Now What: Missing Lenk

Now What: Missing Lenk

Expert answers on German origins.

Q. I’ve made little headway on my Hondlenk line. I assumed the name was German, but a friend went to Germany and asked everyone about it. Germans told her the name is probably Dutch or Danish. Now I don’t know what nationality it is.

A. From the genealogical material you sent, it looks like the source for your assumption is John Hondlenk’s listing in the 1860 Louisiana mortality schedule, with the place of birth as Germany. (Census mortality schedules list those who died the year before the census was taken from 1850 through 1880.)
You don’t give John Hondlenk’s birth year, but the definition of “Germany” has changed throughout history. After the Congress of Vienna in 1815, Germany—then a group of states, the largest being Prussia—covered much of Central Europe. Various wars and treaties led it to gain and lose territory over the years. Germany didn’t exist as a unified nation until 1871. Its changing boundaries resulted in many Germans living outside the borders, and many non-Germans living inside Germany. John Hondlenk may have been born in Germany without being ethnically German, and his birthplace may or may not be in today’s Germany. See the December 2006 Family Tree Magazine for help sorting out these boundary changes and population movements.
Surnames aren’t fixed through history, either. Your ancestor’s original name might be a variation of Hondlenk or something else entirely. Immigrants often changed their names to sound more American.
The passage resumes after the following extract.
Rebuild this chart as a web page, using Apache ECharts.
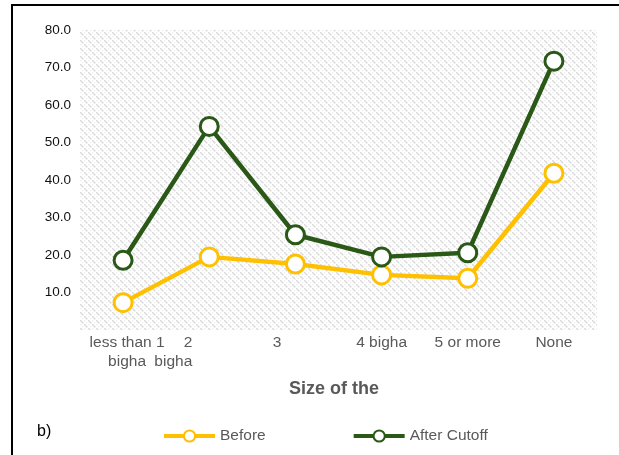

Our writer Nancy Hendrickson, who wrote about researching surnames in the May 2008 Family Tree Magazine, says she always assumed her Shore family was from Britain, but she later learned Shore is a variation of the Swiss Schorr.
Finally, don’t rule out the possibility that the mortality schedule could be wrong. Someone may have provided the census taker with the wrong information, or the census taker may have misheard. Or perhaps your ancestor lived in Germany, or left for America from a German port, but wasn’t born there.

Focus less on determining the nationality of the name, and instead try to find John Hondlenk’s town or parish of origin, which you’ll need to research him in Europe. Keep plugging away on this side of the pond: Study his relatives and neighbors; look for church, court and other records; and try to connect with other Hondlenks on surname message boards such as Gen­Forum.